The Brown case came before the court after parents of Negro children in four states and D.C. filed action demanding that their children be admitted to lily white schools in their immediate neighborhoods. The states in which these cases originated are Kansas, South Carolina, Virginia, and Delaware.
There are 17 states and the District of Columbia which have laws requiring segregation in public education. During the arguments before the court, attorneys for the parents estimated that 10 million of the 15 million Negroes in this country live in these states. There are also three states—New Mexico, Wyoming, and Kansas—where Jim Crow schools are permitted [but not mandated].
The effect of the court decision, it was said, will be to notify these 20 states that they must proceed at once to integrate their school systems.
Gov. William B. Umstead of North Carolina said he is “terribly disappointed” at the court’s action but would comment no further until he has read the decision.
That line was taken by most other officials of high rank, such as Gov. Johnston Murray of Oklahoma, who said he plans no special session of the legislature immediately to discuss the issue. In Louisiana, the only Southern state with a legislature in session, Rep. Gilbert Faulk said he feels the assembly “should take immediate steps to counteract it.” In Clarendon County, S.C., where one of the cases involved in today’s action originated, school superintendent L.B. McCord said he feels “the time is not right” for mixed schools.
Several state legislatures, anticipating such a decision, moved as early as 1951 to preserve segregation practices regardless of the action.
The suggestion was made that South Carolina abolish the public school system and turn it over to the churches to operate on a subsidized and segregated basis. Church leaders said they would be reluctant to get involved.
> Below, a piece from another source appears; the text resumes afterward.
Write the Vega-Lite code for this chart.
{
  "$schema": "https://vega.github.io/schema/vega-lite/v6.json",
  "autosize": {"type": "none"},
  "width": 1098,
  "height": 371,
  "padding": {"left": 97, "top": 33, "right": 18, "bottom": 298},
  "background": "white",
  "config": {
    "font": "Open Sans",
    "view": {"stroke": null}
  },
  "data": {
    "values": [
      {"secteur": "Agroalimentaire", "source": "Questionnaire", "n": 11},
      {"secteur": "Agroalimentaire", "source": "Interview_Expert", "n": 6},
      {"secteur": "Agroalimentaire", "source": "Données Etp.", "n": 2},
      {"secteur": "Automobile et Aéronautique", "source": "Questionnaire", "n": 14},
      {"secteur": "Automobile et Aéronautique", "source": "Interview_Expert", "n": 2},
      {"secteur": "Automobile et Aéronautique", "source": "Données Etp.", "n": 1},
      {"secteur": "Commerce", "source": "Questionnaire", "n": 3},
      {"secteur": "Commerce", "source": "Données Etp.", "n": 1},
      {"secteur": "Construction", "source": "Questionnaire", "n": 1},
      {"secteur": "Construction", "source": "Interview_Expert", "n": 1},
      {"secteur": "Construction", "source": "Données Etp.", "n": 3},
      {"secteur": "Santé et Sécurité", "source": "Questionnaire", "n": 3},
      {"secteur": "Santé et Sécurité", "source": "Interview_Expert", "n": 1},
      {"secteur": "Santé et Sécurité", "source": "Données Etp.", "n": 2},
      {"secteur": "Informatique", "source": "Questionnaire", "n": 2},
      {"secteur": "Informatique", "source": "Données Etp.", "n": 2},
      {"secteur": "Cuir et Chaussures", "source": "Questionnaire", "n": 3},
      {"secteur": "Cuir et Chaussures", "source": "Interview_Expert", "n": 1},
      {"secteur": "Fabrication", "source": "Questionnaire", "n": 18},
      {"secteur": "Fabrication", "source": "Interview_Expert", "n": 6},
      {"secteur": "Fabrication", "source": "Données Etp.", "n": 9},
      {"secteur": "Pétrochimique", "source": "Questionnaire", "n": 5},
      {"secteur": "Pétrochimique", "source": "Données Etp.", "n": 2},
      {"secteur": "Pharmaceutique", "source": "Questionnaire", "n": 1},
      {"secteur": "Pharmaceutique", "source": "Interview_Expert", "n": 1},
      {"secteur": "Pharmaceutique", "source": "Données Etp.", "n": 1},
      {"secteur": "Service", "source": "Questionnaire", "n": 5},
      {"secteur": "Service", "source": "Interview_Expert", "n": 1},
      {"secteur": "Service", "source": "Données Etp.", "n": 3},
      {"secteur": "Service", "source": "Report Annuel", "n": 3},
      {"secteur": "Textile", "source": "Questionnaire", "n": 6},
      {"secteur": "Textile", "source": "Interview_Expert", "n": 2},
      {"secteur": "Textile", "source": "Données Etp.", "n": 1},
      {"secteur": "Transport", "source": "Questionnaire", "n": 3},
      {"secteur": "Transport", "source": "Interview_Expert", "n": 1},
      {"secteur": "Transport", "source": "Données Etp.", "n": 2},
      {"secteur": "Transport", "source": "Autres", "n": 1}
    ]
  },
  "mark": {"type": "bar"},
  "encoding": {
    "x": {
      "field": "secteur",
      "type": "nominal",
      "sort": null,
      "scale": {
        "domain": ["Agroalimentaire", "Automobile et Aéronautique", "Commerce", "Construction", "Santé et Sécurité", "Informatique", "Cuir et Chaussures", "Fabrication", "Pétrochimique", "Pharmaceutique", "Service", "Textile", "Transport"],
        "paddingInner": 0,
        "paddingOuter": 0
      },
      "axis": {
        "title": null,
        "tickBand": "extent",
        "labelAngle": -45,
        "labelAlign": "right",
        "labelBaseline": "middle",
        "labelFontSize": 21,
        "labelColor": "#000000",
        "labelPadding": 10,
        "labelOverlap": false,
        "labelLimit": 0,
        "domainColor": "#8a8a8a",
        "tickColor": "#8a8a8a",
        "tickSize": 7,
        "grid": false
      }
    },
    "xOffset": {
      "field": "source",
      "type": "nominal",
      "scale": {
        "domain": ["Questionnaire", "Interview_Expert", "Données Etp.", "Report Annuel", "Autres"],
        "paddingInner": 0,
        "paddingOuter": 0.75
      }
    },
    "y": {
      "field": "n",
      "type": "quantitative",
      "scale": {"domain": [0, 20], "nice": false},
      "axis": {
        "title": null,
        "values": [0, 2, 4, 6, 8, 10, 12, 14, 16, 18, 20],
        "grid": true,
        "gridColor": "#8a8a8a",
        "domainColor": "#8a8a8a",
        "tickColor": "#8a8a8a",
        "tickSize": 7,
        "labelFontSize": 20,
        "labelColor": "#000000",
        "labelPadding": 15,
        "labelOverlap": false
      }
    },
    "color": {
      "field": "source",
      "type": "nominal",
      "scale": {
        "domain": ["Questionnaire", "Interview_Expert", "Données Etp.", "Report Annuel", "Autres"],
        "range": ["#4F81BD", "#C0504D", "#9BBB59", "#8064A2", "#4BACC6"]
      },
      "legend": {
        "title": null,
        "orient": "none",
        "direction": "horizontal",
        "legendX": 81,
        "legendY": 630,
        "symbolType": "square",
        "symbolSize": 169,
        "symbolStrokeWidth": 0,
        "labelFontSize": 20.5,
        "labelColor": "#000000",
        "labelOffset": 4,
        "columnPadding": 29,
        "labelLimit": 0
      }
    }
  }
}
In Georgia, the legislature incorporated in the present appropriations act a provision that all state funds will be automatically cut off from any non-segregated school. Lt. Gov Marvin Griffin, who will be a candidate for the governorship this year, said that so long as he holds public office in the state, “I will maintain segregation in the schools and the races will not be mixed, come hell or high water.”
In Mississippi, the legislature passed a bill designed to maintain segregation regardless of the court decision…. [It] authorized appointment of a study committee to find ways of maintaining segregation and making recommendations to the assembly….
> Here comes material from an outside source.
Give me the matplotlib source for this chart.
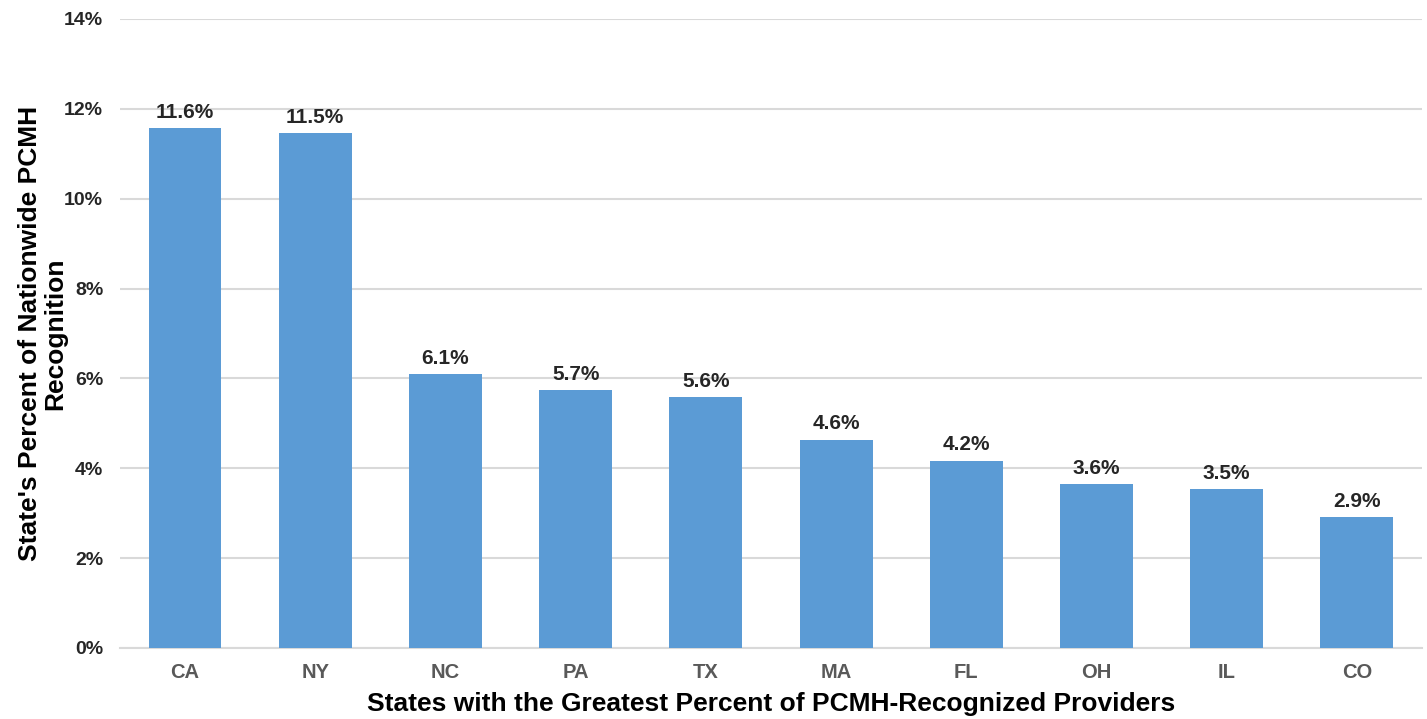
import matplotlib
matplotlib.use("Agg")
import matplotlib.pyplot as plt
from matplotlib.ticker import FuncFormatter

states = ["CA", "NY", "NC", "PA", "TX", "MA", "FL", "OH", "IL", "CO"]
percents = [11.57, 11.46, 6.10, 5.74, 5.58, 4.64, 4.17, 3.64, 3.54, 2.91]
yticks = [0, 2, 4, 6, 8, 10, 12, 14]

plt.rcParams['font.family'] = ['Liberation Sans', 'DejaVu Sans']

fig = plt.figure(figsize=(14.27, 7.19), dpi=100)
ax = fig.add_axes([0.084, 0.0988, 0.9125, 0.8748])

x = range(len(states))
bars = ax.bar(x, percents, width=0.56, color="#5B9BD5", zorder=3)
for xi, v in zip(x, percents):
    ax.text(xi, v + 0.14, f"{v:.1f}%", ha="center", va="bottom",
            fontsize=15, fontweight="bold", color="#262626")

ax.set_xlim(-0.5, len(states) - 0.5)
ax.set_ylim(0, 14)
ax.set_yticks(yticks)
ax.yaxis.set_major_formatter(FuncFormatter(lambda v, p: f"{v:.0f}%"))
ax.set_xticks(list(x))
ax.set_xticklabels(states)
ax.grid(axis="y", color="#D9D9D9", linewidth=1.5, zorder=0)
for s in ["top", "right", "left"]:
    ax.spines[s].set_visible(False)
ax.spines["bottom"].set_color("#D9D9D9")
ax.spines["bottom"].set_linewidth(1.5)
ax.tick_params(axis="both", length=0)
ax.tick_params(axis="y", labelsize=14, pad=12, labelcolor="#262626")
ax.tick_params(axis="x", labelsize=14.5, pad=11, labelcolor="#595959")
for lbl in ax.get_yticklabels() + ax.get_xticklabels():
    lbl.set_fontweight("bold")

ax.set_xlabel("States with the Greatest Percent of PCMH-Recognized Providers",
              fontsize=19, fontweight="bold", va="center")
ax.xaxis.set_label_coords(0.5, -0.089)
ax.set_ylabel("State's Percent of Nationwide PCMH\nRecognition",
              fontsize=19, fontweight="bold", linespacing=1.08, va="center")
ax.yaxis.set_label_coords(-0.0595, 0.5)

fig.savefig("out.png", dpi=100)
Walter White, president of the NAACP, commented on the ruling: “As Joe Louis would say, I’m glad we won.” CIO President Walter Reuther termed the decision a “heart-warming reaffirmation of democratic principles.” AFL President George Meany greeted the decision as “keeping with what we feel is the American way of life.”
“It’s a matter of simple justice,” he said, “restating the sound principle that in our country there must be no discrimination of creed or color.”